Count the lines that hold the string "this". Reply with the number alone.

_Information shown_.
## start
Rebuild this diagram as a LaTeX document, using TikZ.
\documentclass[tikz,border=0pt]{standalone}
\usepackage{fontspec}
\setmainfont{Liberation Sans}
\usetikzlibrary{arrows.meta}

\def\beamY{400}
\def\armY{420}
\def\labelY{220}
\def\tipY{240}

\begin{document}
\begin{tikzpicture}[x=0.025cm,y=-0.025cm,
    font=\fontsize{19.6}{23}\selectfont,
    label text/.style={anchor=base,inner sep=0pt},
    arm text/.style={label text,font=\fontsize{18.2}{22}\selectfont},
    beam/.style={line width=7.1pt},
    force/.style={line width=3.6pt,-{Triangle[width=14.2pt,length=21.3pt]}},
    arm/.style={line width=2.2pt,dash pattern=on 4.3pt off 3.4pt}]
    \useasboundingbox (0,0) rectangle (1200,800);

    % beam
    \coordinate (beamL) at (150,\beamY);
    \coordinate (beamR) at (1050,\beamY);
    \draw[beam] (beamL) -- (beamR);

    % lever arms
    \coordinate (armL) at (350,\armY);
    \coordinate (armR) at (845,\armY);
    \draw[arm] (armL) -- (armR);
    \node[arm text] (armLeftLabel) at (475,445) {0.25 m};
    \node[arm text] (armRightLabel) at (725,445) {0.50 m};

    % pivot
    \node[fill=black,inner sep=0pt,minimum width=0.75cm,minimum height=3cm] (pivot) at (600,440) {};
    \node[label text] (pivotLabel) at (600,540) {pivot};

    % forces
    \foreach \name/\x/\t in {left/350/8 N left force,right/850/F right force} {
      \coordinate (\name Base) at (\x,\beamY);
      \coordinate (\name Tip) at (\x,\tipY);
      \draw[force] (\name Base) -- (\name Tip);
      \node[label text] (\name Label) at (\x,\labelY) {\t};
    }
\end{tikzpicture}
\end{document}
## end
## start
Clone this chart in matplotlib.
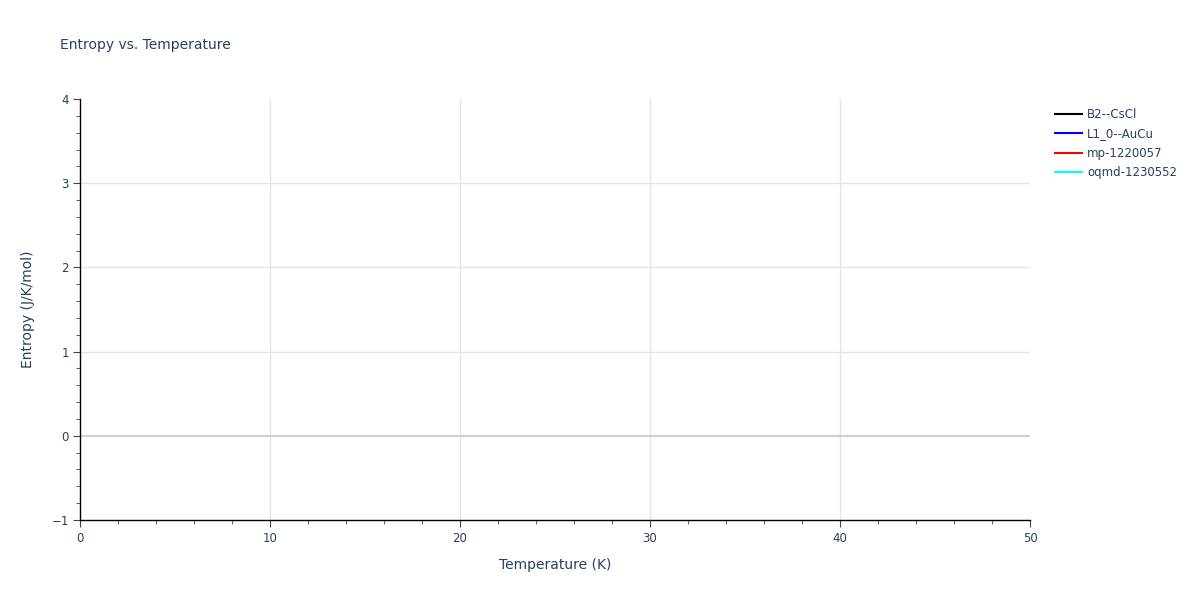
## end
## start
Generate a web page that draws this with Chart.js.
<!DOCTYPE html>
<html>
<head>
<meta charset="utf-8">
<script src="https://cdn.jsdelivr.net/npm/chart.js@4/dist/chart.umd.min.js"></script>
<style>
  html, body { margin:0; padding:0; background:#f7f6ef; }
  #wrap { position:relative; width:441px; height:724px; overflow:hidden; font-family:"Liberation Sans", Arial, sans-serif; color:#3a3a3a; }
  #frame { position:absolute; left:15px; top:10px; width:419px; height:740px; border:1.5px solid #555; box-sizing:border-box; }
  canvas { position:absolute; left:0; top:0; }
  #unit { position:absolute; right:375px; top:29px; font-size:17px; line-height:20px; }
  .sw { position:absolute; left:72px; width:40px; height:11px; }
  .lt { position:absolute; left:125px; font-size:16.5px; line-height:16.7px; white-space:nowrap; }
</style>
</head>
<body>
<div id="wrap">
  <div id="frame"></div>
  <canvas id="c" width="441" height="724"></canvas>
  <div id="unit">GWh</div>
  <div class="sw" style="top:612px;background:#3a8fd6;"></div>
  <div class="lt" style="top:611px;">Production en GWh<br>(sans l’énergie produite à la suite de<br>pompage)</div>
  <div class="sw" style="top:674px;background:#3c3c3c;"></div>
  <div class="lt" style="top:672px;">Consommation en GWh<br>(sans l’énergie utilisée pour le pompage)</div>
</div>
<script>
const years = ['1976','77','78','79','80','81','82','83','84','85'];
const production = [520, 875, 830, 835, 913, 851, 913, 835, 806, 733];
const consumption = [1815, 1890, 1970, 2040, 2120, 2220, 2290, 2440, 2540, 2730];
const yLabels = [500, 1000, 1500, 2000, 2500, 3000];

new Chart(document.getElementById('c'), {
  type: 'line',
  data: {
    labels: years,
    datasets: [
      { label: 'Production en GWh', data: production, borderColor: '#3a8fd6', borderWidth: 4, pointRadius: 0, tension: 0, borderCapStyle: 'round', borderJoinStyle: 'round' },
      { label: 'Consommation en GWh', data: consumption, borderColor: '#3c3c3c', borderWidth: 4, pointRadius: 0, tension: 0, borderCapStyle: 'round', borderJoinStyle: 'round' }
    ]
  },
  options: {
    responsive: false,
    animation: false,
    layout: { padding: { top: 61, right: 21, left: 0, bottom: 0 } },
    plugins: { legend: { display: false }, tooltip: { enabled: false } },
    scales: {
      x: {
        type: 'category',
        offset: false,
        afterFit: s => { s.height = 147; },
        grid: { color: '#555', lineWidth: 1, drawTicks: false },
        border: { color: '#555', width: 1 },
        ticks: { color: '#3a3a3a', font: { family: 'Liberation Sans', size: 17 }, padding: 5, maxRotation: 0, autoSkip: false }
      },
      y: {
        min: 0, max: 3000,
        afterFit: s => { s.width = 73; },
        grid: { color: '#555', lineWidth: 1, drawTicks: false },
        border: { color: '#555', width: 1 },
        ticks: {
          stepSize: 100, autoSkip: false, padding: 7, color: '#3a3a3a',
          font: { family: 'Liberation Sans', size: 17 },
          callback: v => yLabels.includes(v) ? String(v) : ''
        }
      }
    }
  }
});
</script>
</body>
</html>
## end
_The result_.
3